▶ [Recorded information]
======

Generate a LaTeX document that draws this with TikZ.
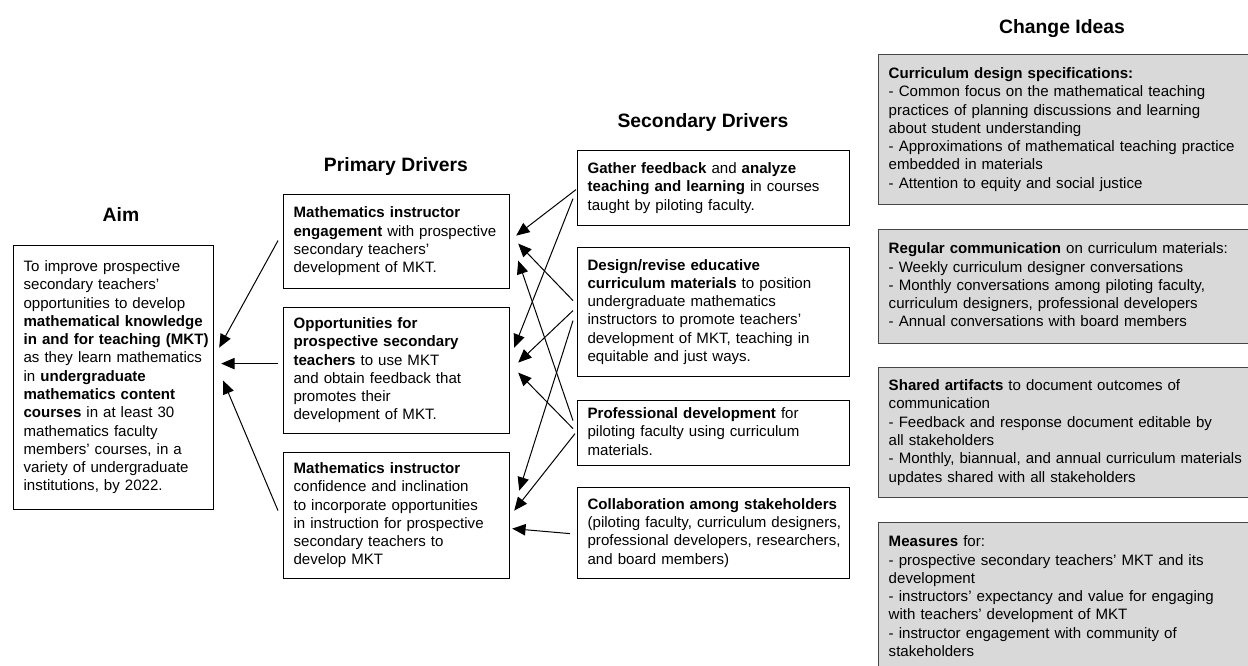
\documentclass[tikz,border=0pt]{standalone}
\usepackage{fontspec}
\setmainfont{Liberation Sans}
\usetikzlibrary{arrows.meta, calc}

\definecolor{ideagray}{RGB}{217,217,217}
\definecolor{idealine}{RGB}{70,70,70}

% one unbreakable block of lines per box
\newcommand{\lns}[1]{\begin{tabular}{@{}l@{}}#1\end{tabular}}

\tikzset{
    txt/.style={font=\fontsize{11.3}{13.7}\selectfont},
    head/.style={font=\bfseries\fontsize{14.5}{17}\selectfont, anchor=base},
    box/.style={txt, draw, line width=0.9pt, anchor=north west, align=left, inner xsep=7.5pt, inner ysep=2pt},
    aimbox/.style={box, text width=135pt, minimum height=198pt},
    prim/.style={box, text width=154.5pt},
    sec/.style={box, text width=189pt},
    idea/.style={box, fill=ideagray, draw=idealine, line width=1.1pt, text width=277.5pt},
    arr/.style={line width=0.75pt, -{Triangle[length=10pt, width=8.5pt]}}
}

\begin{document}
\begin{tikzpicture}[x=0.75pt, y=-0.75pt]
    \useasboundingbox (0,0) rectangle (1248,665);
    \clip (0,0) rectangle (1248,665);

    % headings
    \node[head] (haim) at (121,221.5) {Aim};
    \node[head] (hprim) at (396,171) {Primary Drivers};
    \node[head] (hsec) at (703,127) {Secondary Drivers};
    \node[head] (hidea) at (1062,33) {Change Ideas};

    % aim
    \node[aimbox] (aim) at (13,245) {\lns{To improve prospective\\
        secondary teachers'\\
        opportunities to develop\\
        \textbf{mathematical knowledge}\\
        \textbf{in and for teaching (MKT)}\\
        as they learn mathematics\\
        in \textbf{undergraduate}\\
        \textbf{mathematics content}\\
        \textbf{courses} in at least 30\\
        mathematics faculty\\
        members' courses, in a\\
        variety of undergraduate\\
        institutions, by 2022.}};

    % primary drivers
    \node[prim, minimum height=70.5pt] (p1) at (283,194) {\lns{\textbf{Mathematics instructor}\\
        \textbf{engagement} with prospective\\
        secondary teachers'\\
        development of MKT.}};
    \node[prim, minimum height=94.5pt] (p2) at (283,307) {\lns{\textbf{Opportunities for}\\
        \textbf{prospective secondary}\\
        \textbf{teachers} to use MKT\\
        and obtain feedback that\\
        promotes their\\
        development of MKT.}};
    \node[prim, minimum height=94.5pt] (p3) at (283,452) {\lns{\textbf{Mathematics instructor}\\
        confidence and inclination\\
        to incorporate opportunities\\
        in instruction for prospective\\
        secondary teachers to\\
        develop MKT}};

    % secondary drivers
    \node[sec, minimum height=56.25pt] (s1) at (577,150) {\lns{\textbf{Gather feedback} and \textbf{analyze}\\
        \textbf{teaching and learning} in courses\\
        taught by piloting faculty.}};
    \node[sec, minimum height=96.75pt] (s2) at (577,247) {\lns{\textbf{Design/revise educative}\\
        \textbf{curriculum materials} to position\\
        undergraduate mathematics\\
        instructors to promote teachers'\\
        development of MKT, teaching in\\
        equitable and just ways.}};
    \node[sec, minimum height=48.75pt] (s3) at (577,400) {\lns{\textbf{Professional development} for\\
        piloting faculty using curriculum\\
        materials.}};
    \node[sec, minimum height=68.25pt] (s4) at (577,487) {\lns{\textbf{Collaboration among stakeholders}\\
        (piloting faculty, curriculum designers,\\
        professional developers, researchers,\\
        and board members)}};

    % change ideas
    \node[idea, minimum height=112.5pt] (c1) at (878,54) {\lns{\textbf{Curriculum design specifications:}\\
        - Common focus on the mathematical teaching\\
        practices of planning discussions and learning\\
        about student understanding\\
        - Approximations of mathematical teaching practice\\
        embedded in materials\\
        - Attention to equity and social justice}};
    \node[idea, minimum height=85.5pt] (c2) at (878,229) {\lns{\textbf{Regular communication} on curriculum materials:\\
        - Weekly curriculum designer conversations\\
        - Monthly conversations among piloting faculty,\\
        curriculum designers, professional developers\\
        - Annual conversations with board members}};
    \node[idea, minimum height=97.5pt] (c3) at (878,367) {\lns{\textbf{Shared artifacts} to document outcomes of\\
        communication\\
        - Feedback and response document editable by\\
        all stakeholders\\
        - Monthly, biannual, and annual curriculum materials\\
        updates shared with all stakeholders}};
    \node[idea, minimum height=113pt] (c4) at (878,522) {\lns{\textbf{Measures} for:\\
        - prospective secondary teachers' MKT and its\\
        development\\
        - instructors' expectancy and value for engaging\\
        with teachers' development of MKT\\
        - instructor engagement with community of\\
        stakeholders}};

    \draw[every edge/.append style={arr}]
        ($(s1.west)+(-1,1.5)$) edge ($(p1.east)+(6,-6)$)
        ($(s1.west)+(-4,10.5)$) edge ($(p2.east)+(4,-23)$)
        ($(s2.west)+(-4,-11.5)$) edge ($(p1.east)+(8,2)$)
        ($(s2.west)+(-4,-1.5)$) edge ($(p2.east)+(8,-8)$)
        ($(s2.west)+(-4,8.5)$) edge ($(p3.east)+(9,-25)$)
        ($(s3.west)+(-4,-12.5)$) edge ($(p1.east)+(8,19)$)
        ($(s3.west)+(-4,-4.5)$) edge ($(p2.east)+(8,2)$)
        ($(s3.west)+(-2,0.5)$) edge ($(p3.east)+(4,-5)$)
        ($(s4.west)+(-7,0.5)$) edge ($(p3.east)+(2,13)$)
        ($(p1.west)+(-5,-1)$) edge ($(aim.east)+(5,-30)$)
        ($(p2.west)+(-5,-7)$) edge ($(aim.east)+(7,-14)$)
        ($(p3.west)+(-5,-5)$) edge ($(aim.east)+(9,3)$)
        ;
\end{tikzpicture}
\end{document}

======

▶ [Given exercise] Where a line above holds the string "with", show that line.

▶ [Written solution]
Generate a LaTeX document that draws this with TikZ.
        \textbf{engagement} with prospective\\
        - Annual conversations with board members}};
        updates shared with all stakeholders}};
        with teachers' development of MKT\\
        - instructor engagement with community of\\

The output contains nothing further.